The new HPG 2009 conference should be an excellent place to submit papers now:

http://www.highperformancegraphics.org/

Deadline in about a month.

Andrew Kensler's new ray tracer

The latest in a long and distinguished line of short ray tracers. This time with blur!

http://www.cs.utah.edu/~aek/code/card.cpp


Clearly Andrew needs to start doing some demoscene.

PS-- I am about to head of to EPGPV and EG. Hope to see some of you over a beer and pretzel in Munich!

Double-sided dielectrics for ray tracing

No, neither I nor this blog is dead yet.

Sometimes ray tracing models will take a thin dielectric (like a car windshield) and represent it with one surface. If we assume this dielectric surface is locally planer, then the direction of the ray will not be changed by the double refraction, but it will be offset. This is shown in the image above. Our challenge is to calculate the vector o in the figure. The new origin of the ray will just be hit_point+o.

The thickness t is provided by the model, possibly with a texture. First let's find a unit vector parallel to o by subtracting off the portion of v in the direction of n:

a = -normalize(v - dot(v,n)n)

Now we need to find the distance that is the length of o, which is q-w. We can see that

q = t tan(Theta).

Similarly,

w = t tan(Theta')

Snell's law tells us that

sin(Theta) = ref_Idx sin(Theta').

Assuming v is a unit vector we also have

cos(Theta) = -dot(v,n)

That allows us (with a bunch of sqrts) to get all the sines and cosines we need above.

New pastures

It has been months since my last blog post. My excuse is that I have left my professor job at the University of Utah and joined NVIDIA. I’ll still be based in Utah and will be an Adjunct Prof at the U. Many people have been surprised that I have left a job-for-life that I enjoy, and that I have gone to a GPU company. Given that I went to school at age 5 and have never left, and that I have have been a ray tracing guy for the last 20 years, I can understand their surprise. This post is to explain why I’ve made this move. Historically, graphics people have self-selected into interactive and batch programmers based largely on whether responsiveness or visual quality was more important to them, and I’ve been squarely in the latter category. However, recent GPU graphics has gotten close to the line where I find the visual quality compelling, and I believe it will soon be possible to cross that line. I think the place to help cross that line is in industry given how close this line is, and given the need for development in the context of compelling geometric models.
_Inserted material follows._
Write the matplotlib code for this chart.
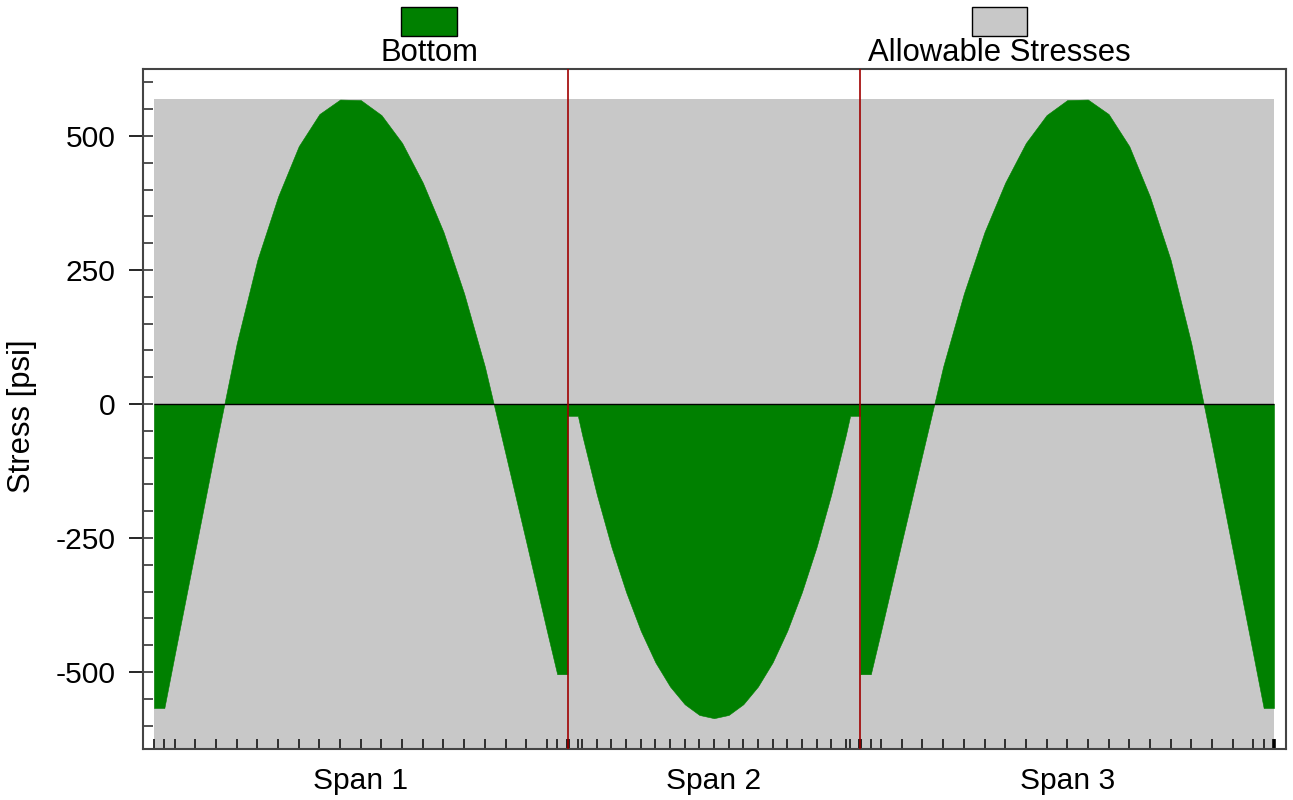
import matplotlib
matplotlib.use("Agg")
import matplotlib.pyplot as plt
import matplotlib.transforms as mtransforms
from matplotlib.patches import Rectangle
from matplotlib.ticker import MultipleLocator
import numpy as np

plt.rcParams['font.family'] = ['Liberation Sans', 'DejaVu Sans']

# ---- data -------------------------------------------------------------
span_names = ["Span 1", "Span 2", "Span 3"]
span_lengths = [120.0, 85.0, 120.0]          # ft

# analysis stations along each span (ft from the left support)
stations_1 = [0, 3, 6, 12, 18, 24, 30, 36, 42, 48, 54, 60, 66, 72, 78, 84,
              90, 96, 102, 108, 114, 117, 120]
stations_2 = [0, 3, 4.25, 8.5, 12.75, 17, 21.25, 25.5, 29.75, 34, 38.25,
              42.5, 46.75, 51, 55.25, 59.5, 63.75, 68, 72.25, 76.5, 80.75,
              82, 85]
stations_3 = [0, 3, 6, 12, 18, 24, 30, 36, 42, 48, 54, 60, 66, 72, 78, 84,
              90, 96, 102, 108, 114, 117, 120]

# bottom-fibre stress (psi)
bottom_1 = [-567, -567, -468, -272, -76, 113, 269, 387, 481, 541, 568, 567,
            539, 487, 413, 321, 206, 70, -93, -257, -423, -504, -504]
bottom_2 = [-22, -22, -58, -169, -267, -351, -423, -482, -527, -560, -580,
            -586, -580, -560, -527, -482, -423, -351, -267, -169, -58, -22,
            -22]
bottom_3 = [-504, -504, -423, -257, -93, 70, 206, 321, 413, 487, 539, 567,
            568, 541, 481, 387, 269, 113, -76, -272, -468, -567, -567]

allow_tension = 569.0       # psi
allow_compression = -2250.0  # psi

# ---- figure -----------------------------------------------------------
W, H = 1293, 800
fig = plt.figure(figsize=(W / 100, H / 100), dpi=100)
ax = fig.add_axes([143 / W, 1 - 749 / H, (1286 - 143) / W, (749 - 69) / H])

green = "#008000"
grey = "#c8c8c8"
fs = 21.6
fs_big = 22.3

starts = np.concatenate([[0.0], np.cumsum(span_lengths)])
total = starts[-1]

# allowable stress band
ax.fill_between([0, total], allow_compression, allow_tension,
                color=grey, lw=0, zorder=0)

# bottom stress per span
all_st = [stations_1, stations_2, stations_3]
all_val = [bottom_1, bottom_2, bottom_3]
tick_pos = []
for s0, st, val in zip(starts[:-1], all_st, all_val):
    x = s0 + np.asarray(st, dtype=float)
    ax.fill_between(x, 0, val, color=green, lw=0.4, edgecolor=green, zorder=1)
    tick_pos.extend(x.tolist())

# zero line and supports
ax.hlines(0, 0, total, color="black", lw=1.0, zorder=3)
for xs in starts[1:-1]:
    ax.axvline(xs, color="#a00000", lw=1.2, zorder=4)

ax.set_xlim(-(154 - 143) / 3.446, total + (1286 - 1274) / 3.446)
ax.set_ylim(-643.5, 625)

# y ticks
ax.yaxis.set_major_locator(MultipleLocator(250))
ax.yaxis.set_minor_locator(MultipleLocator(50))
ax.yaxis.remove_overlapping_locs = False
ax.tick_params(axis="y", which="major", direction="out", length=10,
               width=1.2, color="black", labelsize=fs, pad=10)
ax.tick_params(axis="y", which="minor", direction="in", length=7.2,
               width=1.2, color="#333333")
ax.set_yticklabels([f"{int(v)}" for v in ax.get_yticks()])

# x ticks at the analysis stations
ax.set_xticks(sorted(set(round(t, 3) for t in tick_pos)))
ax.set_xticklabels([])
ax.set_xticks(starts[1:], minor=True)
ax.xaxis.remove_overlapping_locs = False
ax.tick_params(axis="x", which="major", direction="in", length=7.2,
               width=1.3, color="#222222")
ax.tick_params(axis="x", which="minor", direction="in", length=7.2,
               width=2.6, color="black")

for sp in ax.spines.values():
    sp.set_color("#444444")
    sp.set_linewidth(1.5)

# span labels
trans = mtransforms.blended_transform_factory(ax.transData, ax.transAxes)
for s0, L, name in zip(starts[:-1], span_lengths, span_names):
    ax.text(s0 + L / 2, -32 / 680, name, transform=trans, ha="center",
            va="center", fontsize=fs)

# axis title
fig.text(22 / W, 1 - 416 / H, "Stress [psi]", rotation=90, ha="center",
         va="center", fontsize=fs_big)

# legend
for x0, x1, col, lab in [(401, 457, green, "Bottom"),
                         (972, 1027, grey, "Allowable Stresses")]:
    fig.add_artist(Rectangle((x0 / W, 1 - 36 / H), (x1 - x0) / W, 29 / H,
                             transform=fig.transFigure, facecolor=col,
                             edgecolor="black", lw=1.0))
    fig.text((x0 + x1) / 2 / W, 1 - 53 / H, lab, ha="center", va="center",
             fontsize=fs_big)

fig.savefig("out.png", dpi=100)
As for NVIDIA, the main question I asked myself to help make the decision was expressed in my last blog post; are hybrid methods a natural architecture for interactive graphics? After much contemplation, I have concluded the answer is yes. For complex geometry rasterization and hi-res screens has many advantages over ray tracing for viewing “rays”, and the solution already works. It is yet to be shown that ray tracing can be similarly efficient for such sampling rates, and I am skeptical that a magic bullet will be found to change that. I also believe that most lighting effects missing from current games do not need such high geometric complexity give the success of PDI’s renderer which uses lower LODs for illumination. That being said, is NVIDIA hardware flexible enough to support interesting hybrid algorithms? Well, I took the job :) While I cannot yet say if and when NVIDIA is going to use ray tracing, I am confident that we will use whatever is best for getting great interactive graphics, and if ray tracing is part of that solution we will make it fast. NVIDIA is supportive of me continuing this blog so I hope to get back on track with posts soon.